* **Data lines**:
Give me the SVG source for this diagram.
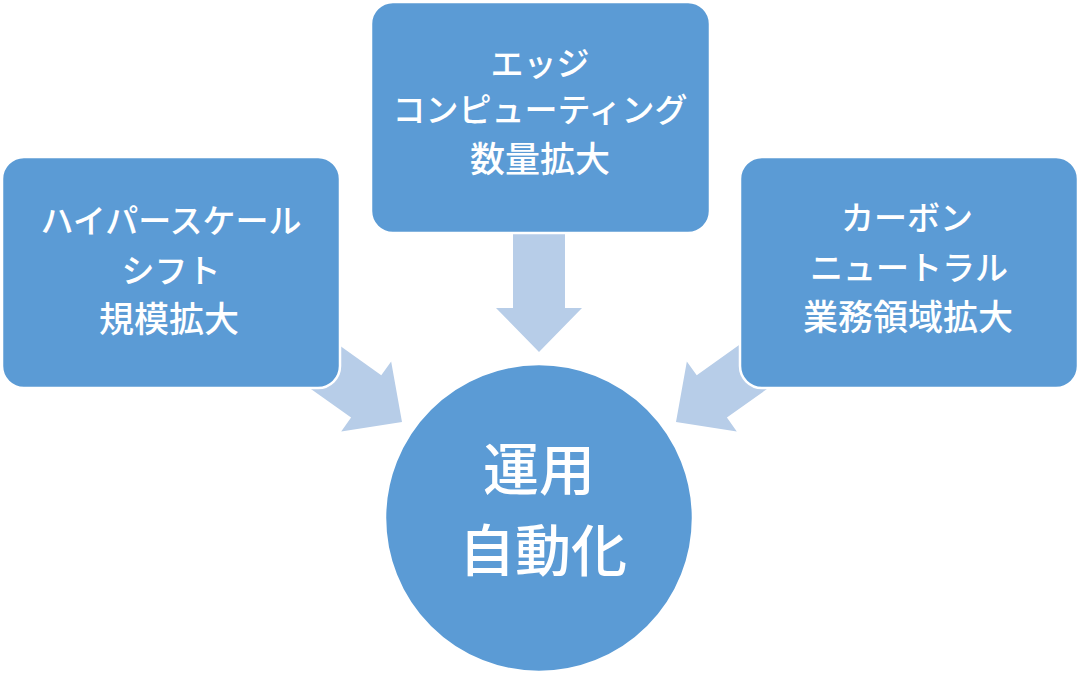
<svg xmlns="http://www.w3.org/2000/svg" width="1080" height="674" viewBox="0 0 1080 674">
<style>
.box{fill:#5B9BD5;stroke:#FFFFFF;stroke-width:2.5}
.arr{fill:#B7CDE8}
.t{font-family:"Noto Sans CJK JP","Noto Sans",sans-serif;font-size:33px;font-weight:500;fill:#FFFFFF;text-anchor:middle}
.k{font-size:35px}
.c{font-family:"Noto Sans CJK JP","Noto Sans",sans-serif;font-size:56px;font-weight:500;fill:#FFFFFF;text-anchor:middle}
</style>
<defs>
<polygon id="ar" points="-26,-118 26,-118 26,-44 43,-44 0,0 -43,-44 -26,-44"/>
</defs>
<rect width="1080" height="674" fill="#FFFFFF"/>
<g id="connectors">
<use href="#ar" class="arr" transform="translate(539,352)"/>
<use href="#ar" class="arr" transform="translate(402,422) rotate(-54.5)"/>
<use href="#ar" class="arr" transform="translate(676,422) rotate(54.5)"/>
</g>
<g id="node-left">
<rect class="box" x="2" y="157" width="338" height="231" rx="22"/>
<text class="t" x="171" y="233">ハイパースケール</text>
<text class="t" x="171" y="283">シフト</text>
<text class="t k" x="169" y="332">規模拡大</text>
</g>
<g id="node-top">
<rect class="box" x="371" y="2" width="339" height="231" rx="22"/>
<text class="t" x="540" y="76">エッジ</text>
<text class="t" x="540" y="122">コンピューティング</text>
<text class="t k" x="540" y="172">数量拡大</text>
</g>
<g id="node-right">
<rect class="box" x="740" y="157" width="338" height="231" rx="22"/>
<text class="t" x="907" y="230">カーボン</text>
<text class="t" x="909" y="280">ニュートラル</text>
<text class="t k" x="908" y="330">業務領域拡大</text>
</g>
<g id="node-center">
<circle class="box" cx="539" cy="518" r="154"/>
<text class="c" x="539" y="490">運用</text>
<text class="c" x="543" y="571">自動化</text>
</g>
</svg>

* **What this task involves**: Print the full listing exactly, dropping the pictures.

* **Solution to this problem**:
Give me the SVG source for this diagram.
<svg xmlns="http://www.w3.org/2000/svg" width="1080" height="674" viewBox="0 0 1080 674">
<style>
.box{fill:#5B9BD5;stroke:#FFFFFF;stroke-width:2.5}
.arr{fill:#B7CDE8}
.t{font-family:"Noto Sans CJK JP","Noto Sans",sans-serif;font-size:33px;font-weight:500;fill:#FFFFFF;text-anchor:middle}
.k{font-size:35px}
.c{font-family:"Noto Sans CJK JP","Noto Sans",sans-serif;font-size:56px;font-weight:500;fill:#FFFFFF;text-anchor:middle}
</style>
<defs>
<polygon id="ar" points="-26,-118 26,-118 26,-44 43,-44 0,0 -43,-44 -26,-44"/>
</defs>
<rect width="1080" height="674" fill="#FFFFFF"/>
<g id="connectors">
<use href="#ar" class="arr" transform="translate(539,352)"/>
<use href="#ar" class="arr" transform="translate(402,422) rotate(-54.5)"/>
<use href="#ar" class="arr" transform="translate(676,422) rotate(54.5)"/>
</g>
<g id="node-left">
<rect class="box" x="2" y="157" width="338" height="231" rx="22"/>
<text class="t" x="171" y="233">ハイパースケール</text>
<text class="t" x="171" y="283">シフト</text>
<text class="t k" x="169" y="332">規模拡大</text>
</g>
<g id="node-top">
<rect class="box" x="371" y="2" width="339" height="231" rx="22"/>
<text class="t" x="540" y="76">エッジ</text>
<text class="t" x="540" y="122">コンピューティング</text>
<text class="t k" x="540" y="172">数量拡大</text>
</g>
<g id="node-right">
<rect class="box" x="740" y="157" width="338" height="231" rx="22"/>
<text class="t" x="907" y="230">カーボン</text>
<text class="t" x="909" y="280">ニュートラル</text>
<text class="t k" x="908" y="330">業務領域拡大</text>
</g>
<g id="node-center">
<circle class="box" cx="539" cy="518" r="154"/>
<text class="c" x="539" y="490">運用</text>
<text class="c" x="543" y="571">自動化</text>
</g>
</svg>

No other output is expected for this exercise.